Arbitrary enforcement and changing of terms and conditions for affiliates is a blight on the industry. Casinos which mistreat players will also mistreat webmasters, and vice versa. Players should consider reading gambling webmaster forums to see if webmasters are complaining about the casino at which they’re considering playing. Webmasters should read player forums, too.
Legitimate, trustworthy casinos offer prominent links for problem gamblers to sites where they can find help. I don’t have an opinion on which treatment modalities are best for gambling addicts. 12 step programs work great for some people, but other people often need some other kind of help.
Casino sites which don’t offer these prominent links are the exception, not the rule. It’s such a standard part of an online casino website design that the lack of these links should raise eyebrows. I’m not sure I’ve ever clicked through to any of these sites linked to in the footer.
But I don’t think I’d want to play at a site which neglected to include these links, either.
This is one of those easy, no-brainer ways of demonstrating that you care about your customers.
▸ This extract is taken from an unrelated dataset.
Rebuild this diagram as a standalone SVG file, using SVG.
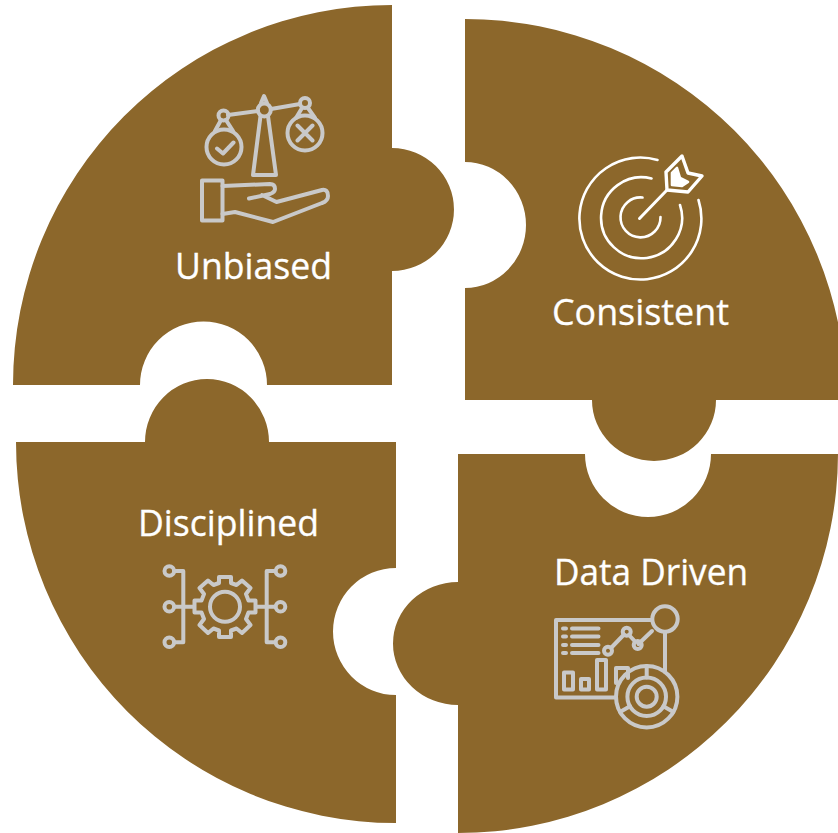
<svg xmlns="http://www.w3.org/2000/svg" width="838" height="833" viewBox="0 0 838 833">
<style>
.piece{fill:#8c672b}
.lbl{font-family:"Open Sans","Liberation Sans",sans-serif;font-size:36px;fill:#fff;stroke:#fff;stroke-width:.3}
.ic{fill:none;stroke:#c9c9c9;stroke-width:4;stroke-linejoin:round;stroke-linecap:round}
.ict{fill:none;stroke:#fff;stroke-width:2.6;stroke-linecap:round;stroke-linejoin:round}
</style>
<rect width="838" height="833" fill="#fff"/>
<g id="node-unbiased">
<path class="piece" d="M392 5V148A62 61.500 0 0 1 392 271V385H267A63.500 63.500 0 0 0 140 385H13A379 380 0 0 1 392 5Z"/>
<g class="ic">
<circle cx="264.300" cy="110" r="6.500"/><path d="M261 103L264 96L267 103"/>
<path d="M260.500 116L253 175H276L268 116"/>
<path d="M258 111L228 115M271 109L300 104"/>
<circle cx="223.500" cy="115.500" r="5"/><circle cx="305" cy="103" r="5"/>
<circle cx="224" cy="147" r="17.500"/><circle cx="305" cy="133" r="17.500"/>
<path d="M221 120L215 131M226 120L233 131M302 108L296 118M308 108L315 118"/>
<path d="M217 148.500L223 153.500L233.500 142.500M297.500 125.500L312.500 140.500M312.500 125.500L297.500 140.500"/>
<rect x="202" y="180.500" width="20.500" height="40"/>
<path d="M222.500 186L270 184Q275 184 275 189Q275 192 270 194L249 198.500M262 195L276.500 202L322 190Q328 189 328 196Q328 201 322 203L273 222L235 212L222.500 214"/>
</g>
<text class="lbl" x="175" y="279" textLength="157" lengthAdjust="spacingAndGlyphs">Unbiased</text>
</g>
<g id="node-consistent">
<path class="piece" d="M465 19A381 381 0 0 1 846 400H716A62 61 0 0 1 592 400H465V288A61 63 0 0 0 465 162Z"/>
<g class="ict">
<path d="M657.500 160A61 61 0 1 0 698.500 200"/>
<path d="M651.500 178.500A40.500 40.500 0 1 0 680 205"/>
<path d="M642.500 197.500A20 20 0 1 0 660.500 217"/>
<path d="M639.500 218.500L667 190" stroke-width="3"/>
<path d="M667 190L666 172L682 156L688 173L702 176L688 192Z" stroke-width="3.400"/>
<path d="M672 173L677 168L680 178L688 182L682 186L672 185Z" fill="#fff"/>
</g>
<text class="lbl" x="552" y="325" textLength="177" lengthAdjust="spacingAndGlyphs">Consistent</text>
</g>
<g id="node-disciplined">
<path class="piece" d="M16 442H145A62 63 0 0 1 269 442H396V568A63 63.500 0 0 0 396 695V823A380 381 0 0 1 16 442Z"/>
<g class="ic">
<circle cx="225" cy="606.700" r="15"/>
<path d="M219 577.500V577H231V583L236.500 585L242 580.500L250.500 588L246 594L248.500 600.500H255.500V612.500H248.500L246 619L250.500 625L242 633L236.500 628.500L231 630.500V637H219V630.500L213.500 628.500L208 633L199.500 625L204 619L201.500 612.500H194.500V600.500H201.500L204 594L199.500 588L208 580.500L213.500 585L219 583Z"/>
<circle cx="169.300" cy="571" r="4.800"/><circle cx="169.300" cy="606.700" r="4.800"/><circle cx="169.300" cy="642.300" r="4.800"/>
<circle cx="280.500" cy="571" r="4.800"/><circle cx="280.500" cy="606.700" r="4.800"/><circle cx="280.500" cy="642.300" r="4.800"/>
<path d="M174.500 571H183.300V642.300H174.500M174.500 606.700H194M275.300 571H266.700V642.300H275.300M275.300 606.700H256"/>
</g>
<text class="lbl" x="138" y="536" textLength="181" lengthAdjust="spacingAndGlyphs">Disciplined</text>
</g>
<g id="node-data-driven">
<path class="piece" d="M458 454H585A63 63 0 0 0 711 454H838A380 380 0 0 1 458 833V705A65 61.500 0 0 1 458 582Z"/>
<g class="ic" stroke-linecap="butt">
<path d="M652 620H556V697.500H616"/>
<circle cx="665" cy="619" r="12.700"/>
<path d="M665 632V672M652 631L638.500 644"/>
<circle cx="608" cy="650.700" r="4"/><circle cx="626.700" cy="631.700" r="4"/><circle cx="637.700" cy="645" r="4"/>
<path d="M611 648L624 634.500M629 635L635.500 642"/>
<path d="M572 628.500H598.500M572 636.500H598.500M572 645H598.500M572 653H598.500"/>
<path d="M563 628.500h3M563 636.500h3M563 645h3M563 653h3"/>
<rect x="564" y="672.500" width="9" height="17"/><rect x="581" y="679" width="8" height="10.500"/><rect x="597" y="660" width="9" height="29.500"/><path d="M616 683V668H622.500H628V678"/>
<circle cx="646.700" cy="696.700" r="30.700"/><circle cx="646.700" cy="696.700" r="19.300"/><circle cx="646.700" cy="696.700" r="10"/>
<path d="M646.700 666V677.400M630 706.300L620 712M663.400 706.300L673.400 712"/>
</g>
<text class="lbl" x="554" y="585" textLength="194" lengthAdjust="spacingAndGlyphs">Data Driven</text>
</g>
<g id="connectors"/>
</svg>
It’s so easy that it’s worth doing even if you’re faking that you care.
A site that doesn’t even want to pretend that it cares about gamblers and problem gambling is probably site you shouldn’t patronize.
The online gambling industry is largely unregulated in much of the world. Even in the jurisdictions where it is regulated, the standards might not be what I’d hope for. Luckily, enough player and webmaster forums look out for players’ interests that you can investigate reputations.
But new online casino gamblers might not know what behavior to look for from these companies. The purpose of this post was to give you some easy standards to apply when evaluating where you want to play.